St. Patrick, the patron saint of Ireland and Nigeria, is the character upon which the world’s most globalised national holiday is based. In Ireland the celebration of Christianity’s arrival takes place on the day of his death, the 17th of March. It is often assumed that the arrival of St. Patrick on the island of Ireland is inextricably linked to the variant of Christianity practiced in Europe during the Middle Ages and associated with the dominance of the centrally controlled Roman Christian Church and a hierarchical positioning of Nature, Human and God. The adoption of the flag of St. Patrick into the Union flag in 1801 adds credence to the idea that the ‘modern’ understanding of Christianisation is rooted in a will to ‘tame the ascetic’ and bypass how other forms of Christianity wrestled with Christendom, the dominance of centrally organised religion and the contruction of a dualism between man and nature. Thus, overlooked in St. Patrick’s day celebrations is the ascetic’s profoundly incommensurable relationship with nature, its individual connection to spirituality and the heterogeneity of deities practiced on the island of Ireland which intermixed with the version said to be brought by St Patrick. As Ireland had never been ruled by the Roman empire the blend of Christianity that unfolded in Ireland from 5th century took on many of the logics and affinities embedded in Celtic spiritual practices. Does the instrumentalisation of St. Patrick’s day in its current global manifestation represent the exclusion of other ways of being? Has it always done so? And if so, should it be a day of the mourning of the loss of the plurality of knolwedges by the nation state’s adoption of the day as its national holiday? Can it be imagined as a day of reincorporation of the lost knowledge of the ascetic and the occult?

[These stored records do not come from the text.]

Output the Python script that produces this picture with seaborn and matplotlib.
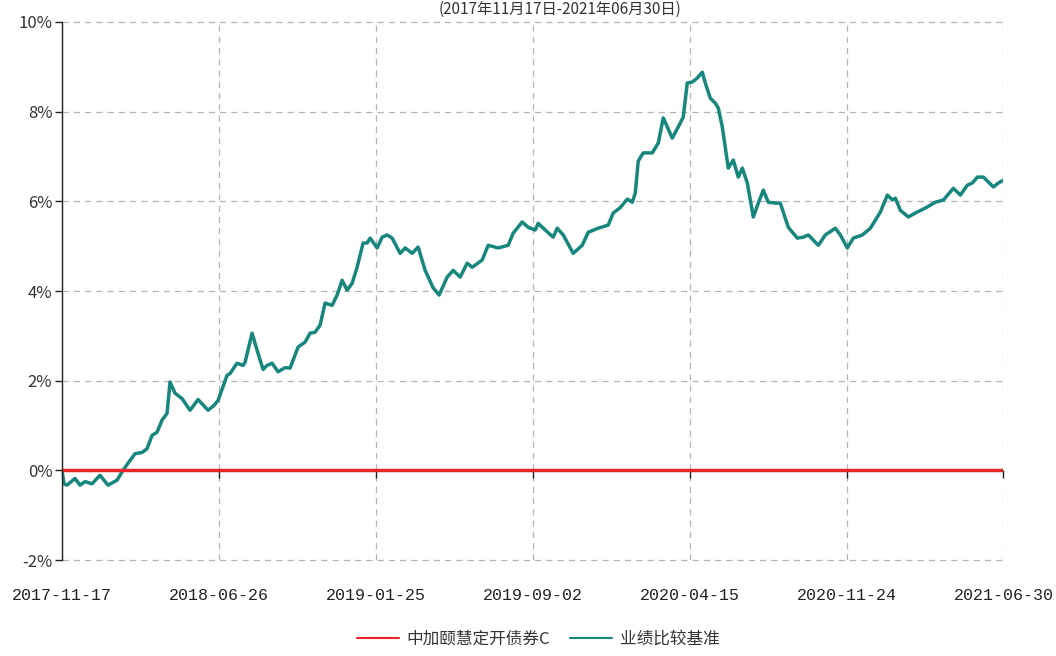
import numpy as np
import pandas as pd
import matplotlib
matplotlib.use("Agg")
import matplotlib.pyplot as plt
from matplotlib.ticker import FuncFormatter
from matplotlib.lines import Line2D
import seaborn as sns

# trading-day index (0 = 2017-11-17, 941 = 2021-06-30) and benchmark return in %
day = [0, 2, 5, 13, 18, 23, 30, 38, 46, 55,
       61, 66, 73, 80, 85, 90, 95, 100, 105, 108,
       113, 120, 128, 136, 146, 152, 156, 165, 168, 175,
       181, 183, 190, 195, 201, 205, 210, 216, 223, 228,
       236, 243, 248, 253, 258, 263, 270, 275, 280, 285,
       290, 295, 301, 305, 308, 315, 320, 325, 330, 338,
       343, 350, 356, 363, 371, 377, 385, 391, 398, 405,
       410, 420, 426, 436, 446, 451, 460, 466, 473, 476,
       483, 491, 495, 501, 511, 520, 526, 536, 546, 551,
       558, 565, 570, 573, 576, 581, 590, 596, 601, 610,
       616, 621, 625, 630, 635, 640, 643, 648, 653, 656,
       660, 666, 671, 676, 680, 685, 691, 696, 701, 706,
       713, 718, 726, 735, 741, 746, 756, 763, 773, 778,
       785, 791, 800, 808, 818, 825, 830, 833, 838, 846,
       853, 863, 873, 881, 891, 898, 905, 910, 915, 921,
       926, 931, 936, 941]
bench = [0.00, -0.30, -0.33, -0.18, -0.33, -0.25, -0.30, -0.11, -0.33, -0.22,
         0.00, 0.16, 0.37, 0.40, 0.48, 0.78, 0.85, 1.12, 1.27, 1.97,
         1.72, 1.60, 1.34, 1.58, 1.34, 1.45, 1.56, 2.12, 2.16, 2.39,
         2.34, 2.41, 3.06, 2.68, 2.25, 2.34, 2.39, 2.20, 2.29, 2.28,
         2.75, 2.86, 3.06, 3.08, 3.24, 3.73, 3.68, 3.91, 4.24, 4.02,
         4.17, 4.53, 5.07, 5.07, 5.18, 4.96, 5.20, 5.25, 5.18, 4.84,
         4.96, 4.84, 4.98, 4.46, 4.07, 3.91, 4.31, 4.46, 4.31, 4.62,
         4.53, 4.69, 5.02, 4.96, 5.02, 5.29, 5.54, 5.42, 5.36, 5.51,
         5.36, 5.20, 5.40, 5.25, 4.84, 5.02, 5.31, 5.40, 5.47, 5.74,
         5.86, 6.05, 5.98, 6.18, 6.90, 7.08, 7.08, 7.30, 7.86, 7.41,
         7.66, 7.88, 8.64, 8.66, 8.75, 8.88, 8.64, 8.30, 8.19, 8.08,
         7.66, 6.74, 6.92, 6.54, 6.74, 6.41, 5.65, 5.96, 6.25, 5.98,
         5.96, 5.96, 5.42, 5.18, 5.20, 5.25, 5.02, 5.25, 5.40, 5.25,
         4.96, 5.18, 5.25, 5.40, 5.76, 6.14, 6.03, 6.07, 5.80, 5.65,
         5.74, 5.85, 5.98, 6.03, 6.29, 6.14, 6.36, 6.41, 6.54, 6.54,
         6.43, 6.32, 6.41, 6.47]
fund = [0.0] * len(day)

date_labels = ["2017-11-17", "2018-06-26", "2019-01-25", "2019-09-02",
               "2020-04-15", "2020-11-24", "2021-06-30"]
y_ticks = [-2, 0, 2, 4, 6, 8, 10]
series_names = ["中加颐慧定开债券C", "业绩比较基准"]
colors = ["#e8262a", "#17877d"]

df = pd.DataFrame({"day": day, "bench": bench, "fund": fund})

sns.set_style("white")
plt.rcParams["font.family"] = ["Noto Sans CJK SC", "DejaVu Sans"]

fig = plt.figure(figsize=(10.56, 6.56), dpi=100)
ax = fig.add_axes([0.0587, 0.1463, 0.8915, 0.8202])

sns.lineplot(data=df, x="day", y="bench", ax=ax, color=colors[1], linewidth=2.5, legend=False)
sns.lineplot(data=df, x="day", y="fund", ax=ax, color=colors[0], linewidth=2.5, legend=False)

xt = np.linspace(0, day[-1], len(date_labels))
ax.set_xlim(0, day[-1])
ax.set_ylim(-2, 10)
ax.set_xticks(xt)
ax.set_yticks(y_ticks)
ax.yaxis.set_major_formatter(FuncFormatter(lambda v, p: f"{v:.0f}%"))
ax.set_xlabel("")
ax.set_ylabel("")

ax.grid(True, linestyle=(0, (5, 4)), color="#b4b4b4", linewidth=0.9)
for gl in ax.get_xgridlines() + ax.get_ygridlines():
    gl.set_clip_on(False)
for s in ["top", "right"]:
    ax.spines[s].set_visible(False)
ax.spines["left"].set_color("#222222")
ax.spines["left"].set_linewidth(1.0)
ax.spines["left"].set_zorder(5)
ax.spines["bottom"].set_position(("data", 0))
ax.spines["bottom"].set_visible(False)

ax.tick_params(axis="y", direction="out", length=5, width=1, color="#222222",
               labelsize=12, labelcolor="#333333", pad=2, left=True)
ax.tick_params(axis="x", direction="out", length=6, width=1, color="#222222",
               labelbottom=False, bottom=True)

# date labels along the bottom edge
sec = ax.secondary_xaxis("bottom")
sec.set_xticks(xt)
sec.set_xticklabels(date_labels, fontfamily="Liberation Mono", fontsize=12, color="#222222")
sec.tick_params(length=0, pad=20)
sec.spines["bottom"].set_visible(False)

fig.text(0.53, 0.998, "(2017年11月17日-2021年06月30日)", ha="center", va="top",
         fontsize=11, color="#333333")

handles = [Line2D([], [], color=colors[0], linewidth=1.5),
           Line2D([], [], color=colors[1], linewidth=1.5)]
fig.legend(handles, series_names, loc="center", bbox_to_anchor=(0.51, 0.025), ncol=2,
           frameon=False, fontsize=12, handlelength=2.5, columnspacing=1.2,
           handletextpad=0.5, labelcolor="#333333")

fig.savefig("out.png", dpi=100)
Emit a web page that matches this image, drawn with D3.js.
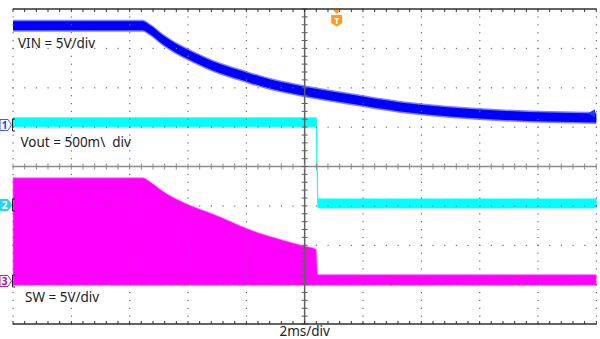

To complicate this, Badhuistheater, one of Amsterdam’s last upholders of the avant-garde, opens its doors to a St. Patrick’s evening offering a distinct alternative to the commercialised Paddy’s Day propounded by capitalist market logics and proliferated using simplified characterisations to sell merchandise and reproduce dominant orders of knowledge and being. This kind of ‘Paddy’s Day’ is easily accessed and serves as a mechanism of forgetting the complex and heterogeneous modes of spirituality and being. Madhouse@Badhuis brings you a night of theatre, conversation, poetry and music, where you are invited to participate, converse and create as we try to come to a deep understanding and reimagining of St. Patrick’s Day’s meaning, history and application which will be done through the collective practice of thinking, acting and music.
Anyone is welcome to attend! You will also get a chance to be in the wonderful Badhuistheater in all of its surrealist and insane charm!
If you would like to read a small piece of poetry or theatre (which does not have to be Irish), instigate a conversation (does not have to be ‘academic’) or play some music, comment on the event page or email firstname.lastname@example.org
Suggestions for other aspects of the night can also be commented on here on the event page or emailed to email@example.com
The night will include campfire readings from:
Tom Murphy and Brian Friel ‘Philadlphia, here I come’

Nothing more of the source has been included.